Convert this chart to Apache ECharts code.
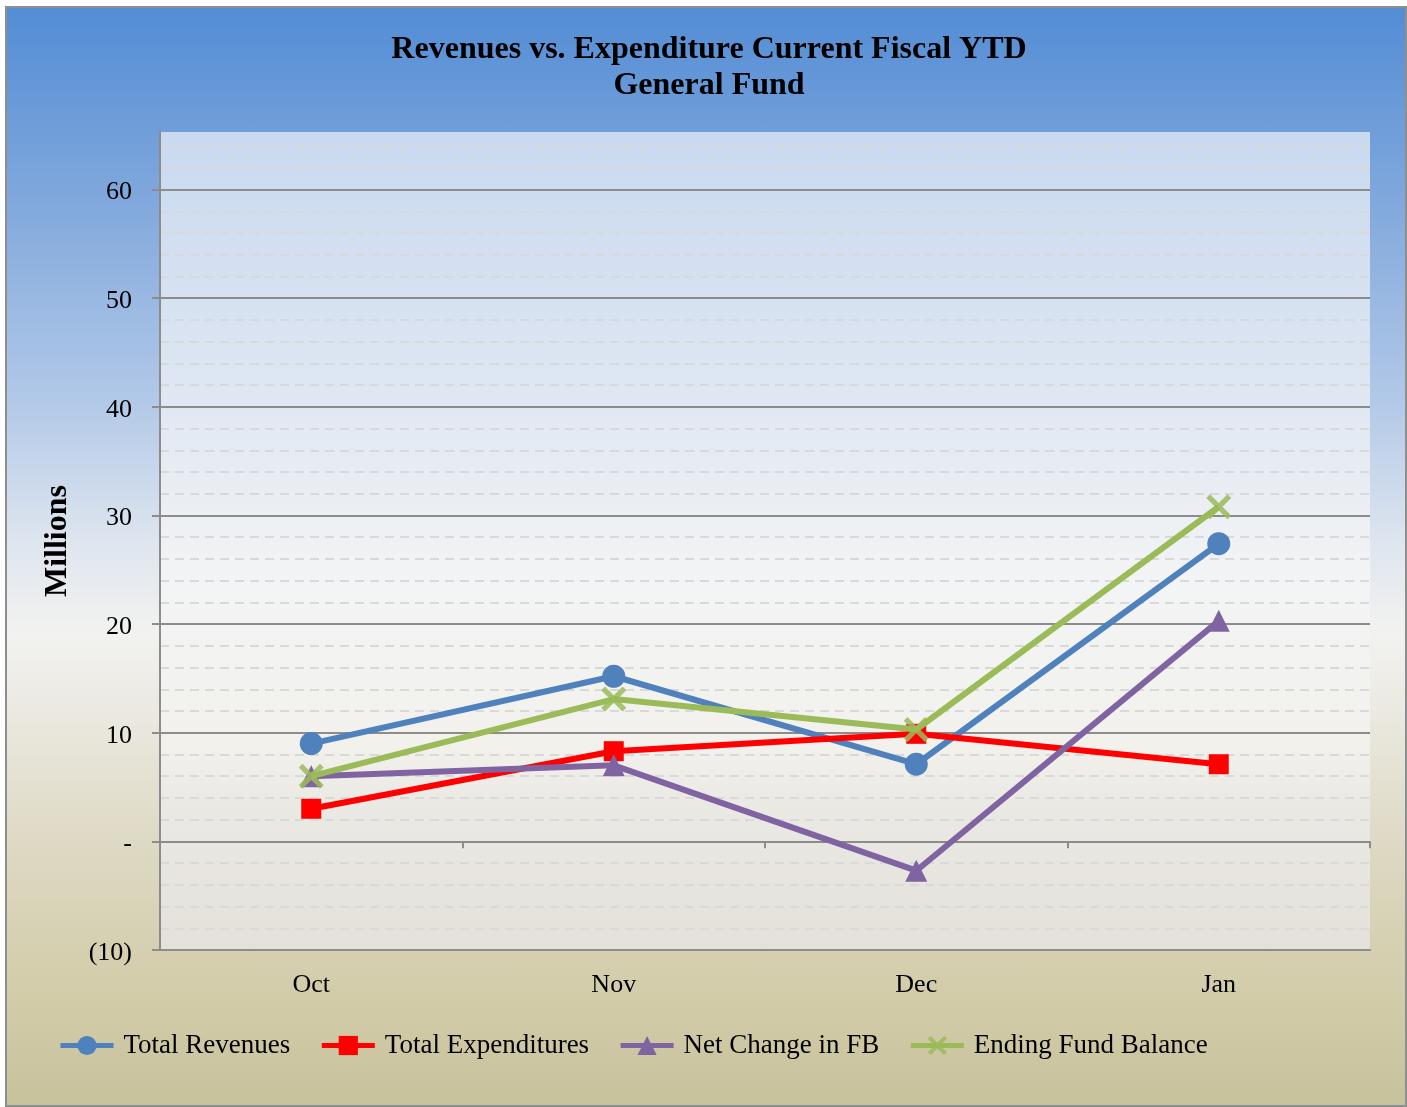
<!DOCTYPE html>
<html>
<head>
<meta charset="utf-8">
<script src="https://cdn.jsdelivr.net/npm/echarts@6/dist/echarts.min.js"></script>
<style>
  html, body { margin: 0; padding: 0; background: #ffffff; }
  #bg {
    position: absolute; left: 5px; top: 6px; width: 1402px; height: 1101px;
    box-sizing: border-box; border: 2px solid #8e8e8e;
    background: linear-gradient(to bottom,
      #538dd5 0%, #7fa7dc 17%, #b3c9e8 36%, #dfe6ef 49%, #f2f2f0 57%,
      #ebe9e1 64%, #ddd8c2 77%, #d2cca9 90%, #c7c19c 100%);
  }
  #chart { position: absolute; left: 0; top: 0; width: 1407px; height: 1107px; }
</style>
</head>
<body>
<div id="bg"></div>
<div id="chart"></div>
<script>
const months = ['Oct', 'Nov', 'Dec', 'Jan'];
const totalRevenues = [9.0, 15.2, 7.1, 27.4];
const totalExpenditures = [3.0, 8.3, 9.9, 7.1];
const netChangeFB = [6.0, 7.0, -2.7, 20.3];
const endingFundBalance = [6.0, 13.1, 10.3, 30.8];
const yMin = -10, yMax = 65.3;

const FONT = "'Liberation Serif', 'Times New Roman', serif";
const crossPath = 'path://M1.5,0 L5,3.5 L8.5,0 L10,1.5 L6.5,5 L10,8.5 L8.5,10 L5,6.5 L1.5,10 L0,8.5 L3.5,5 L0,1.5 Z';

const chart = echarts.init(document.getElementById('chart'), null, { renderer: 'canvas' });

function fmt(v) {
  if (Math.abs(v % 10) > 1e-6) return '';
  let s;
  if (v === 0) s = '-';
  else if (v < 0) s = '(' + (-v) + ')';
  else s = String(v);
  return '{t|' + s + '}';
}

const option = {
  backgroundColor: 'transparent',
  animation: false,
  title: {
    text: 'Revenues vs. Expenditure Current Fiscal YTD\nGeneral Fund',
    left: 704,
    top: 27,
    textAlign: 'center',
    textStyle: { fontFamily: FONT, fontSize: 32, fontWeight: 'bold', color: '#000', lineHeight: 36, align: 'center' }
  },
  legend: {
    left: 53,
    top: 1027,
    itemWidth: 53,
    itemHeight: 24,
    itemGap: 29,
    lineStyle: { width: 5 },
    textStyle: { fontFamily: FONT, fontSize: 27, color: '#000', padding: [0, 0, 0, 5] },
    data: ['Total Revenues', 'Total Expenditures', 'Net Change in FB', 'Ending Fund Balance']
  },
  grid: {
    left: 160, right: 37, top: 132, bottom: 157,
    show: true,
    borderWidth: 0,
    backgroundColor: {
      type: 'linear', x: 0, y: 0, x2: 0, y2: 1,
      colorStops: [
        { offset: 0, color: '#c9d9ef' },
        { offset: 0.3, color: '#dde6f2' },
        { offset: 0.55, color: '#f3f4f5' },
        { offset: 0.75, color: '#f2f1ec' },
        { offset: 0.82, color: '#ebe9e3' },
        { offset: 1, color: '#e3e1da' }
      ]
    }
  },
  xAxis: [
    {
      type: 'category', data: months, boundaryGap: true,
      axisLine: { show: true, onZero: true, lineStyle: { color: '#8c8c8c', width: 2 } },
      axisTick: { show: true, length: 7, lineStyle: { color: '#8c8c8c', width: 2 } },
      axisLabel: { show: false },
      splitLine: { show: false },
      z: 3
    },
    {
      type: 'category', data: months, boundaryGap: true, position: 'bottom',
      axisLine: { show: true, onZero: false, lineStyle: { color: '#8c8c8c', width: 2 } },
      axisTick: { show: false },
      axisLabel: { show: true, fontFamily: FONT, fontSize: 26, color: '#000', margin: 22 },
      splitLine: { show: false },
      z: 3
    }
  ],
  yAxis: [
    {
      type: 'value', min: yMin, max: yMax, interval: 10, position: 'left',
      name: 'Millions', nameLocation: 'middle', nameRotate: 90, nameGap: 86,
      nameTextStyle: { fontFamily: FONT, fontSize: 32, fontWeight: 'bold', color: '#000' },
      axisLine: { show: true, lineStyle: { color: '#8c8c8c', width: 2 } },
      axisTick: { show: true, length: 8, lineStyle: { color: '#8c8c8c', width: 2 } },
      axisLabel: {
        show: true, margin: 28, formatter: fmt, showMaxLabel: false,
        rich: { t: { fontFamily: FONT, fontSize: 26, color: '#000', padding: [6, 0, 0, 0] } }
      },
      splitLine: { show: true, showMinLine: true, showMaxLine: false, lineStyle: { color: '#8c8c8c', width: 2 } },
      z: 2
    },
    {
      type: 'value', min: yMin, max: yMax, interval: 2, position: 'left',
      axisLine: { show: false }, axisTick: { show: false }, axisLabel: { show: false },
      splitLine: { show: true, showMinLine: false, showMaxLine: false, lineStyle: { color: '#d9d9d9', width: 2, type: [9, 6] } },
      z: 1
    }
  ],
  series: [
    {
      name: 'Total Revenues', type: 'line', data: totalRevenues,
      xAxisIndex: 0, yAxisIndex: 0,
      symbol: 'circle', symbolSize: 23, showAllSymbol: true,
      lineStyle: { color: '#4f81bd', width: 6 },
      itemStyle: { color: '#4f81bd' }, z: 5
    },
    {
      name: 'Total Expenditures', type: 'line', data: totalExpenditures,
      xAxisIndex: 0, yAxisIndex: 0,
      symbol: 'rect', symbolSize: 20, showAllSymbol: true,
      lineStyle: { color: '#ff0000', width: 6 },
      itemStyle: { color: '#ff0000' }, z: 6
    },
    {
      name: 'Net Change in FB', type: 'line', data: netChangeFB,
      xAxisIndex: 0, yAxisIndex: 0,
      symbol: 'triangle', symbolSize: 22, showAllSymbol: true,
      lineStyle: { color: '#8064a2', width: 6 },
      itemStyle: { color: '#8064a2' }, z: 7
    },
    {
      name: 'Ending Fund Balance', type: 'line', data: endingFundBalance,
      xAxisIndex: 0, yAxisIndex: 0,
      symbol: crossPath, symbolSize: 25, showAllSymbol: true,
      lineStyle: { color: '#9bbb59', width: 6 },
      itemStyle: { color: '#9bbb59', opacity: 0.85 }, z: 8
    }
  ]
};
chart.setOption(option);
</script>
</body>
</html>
:::::
- EXERCISE BRIEF
Everything from the first line to the line with "const crossPath = 'path://M1.5,0" must be repeated exactly, and nothing else. Leave the pictures out.

- CORRECT ANSWER
Convert this chart to Apache ECharts code.
<!DOCTYPE html>
<html>
<head>
<meta charset="utf-8">
<script src="https://cdn.jsdelivr.net/npm/echarts@6/dist/echarts.min.js"></script>
<style>
  html, body { margin: 0; padding: 0; background: #ffffff; }
  #bg {
    position: absolute; left: 5px; top: 6px; width: 1402px; height: 1101px;
    box-sizing: border-box; border: 2px solid #8e8e8e;
    background: linear-gradient(to bottom,
      #538dd5 0%, #7fa7dc 17%, #b3c9e8 36%, #dfe6ef 49%, #f2f2f0 57%,
      #ebe9e1 64%, #ddd8c2 77%, #d2cca9 90%, #c7c19c 100%);
  }
  #chart { position: absolute; left: 0; top: 0; width: 1407px; height: 1107px; }
</style>
</head>
<body>
<div id="bg"></div>
<div id="chart"></div>
<script>
const months = ['Oct', 'Nov', 'Dec', 'Jan'];
const totalRevenues = [9.0, 15.2, 7.1, 27.4];
const totalExpenditures = [3.0, 8.3, 9.9, 7.1];
const netChangeFB = [6.0, 7.0, -2.7, 20.3];
const endingFundBalance = [6.0, 13.1, 10.3, 30.8];
const yMin = -10, yMax = 65.3;

const FONT = "'Liberation Serif', 'Times New Roman', serif";
const crossPath = 'path://M1.5,0 L5,3.5 L8.5,0 L10,1.5 L6.5,5 L10,8.5 L8.5,10 L5,6.5 L1.5,10 L0,8.5 L3.5,5 L0,1.5 Z';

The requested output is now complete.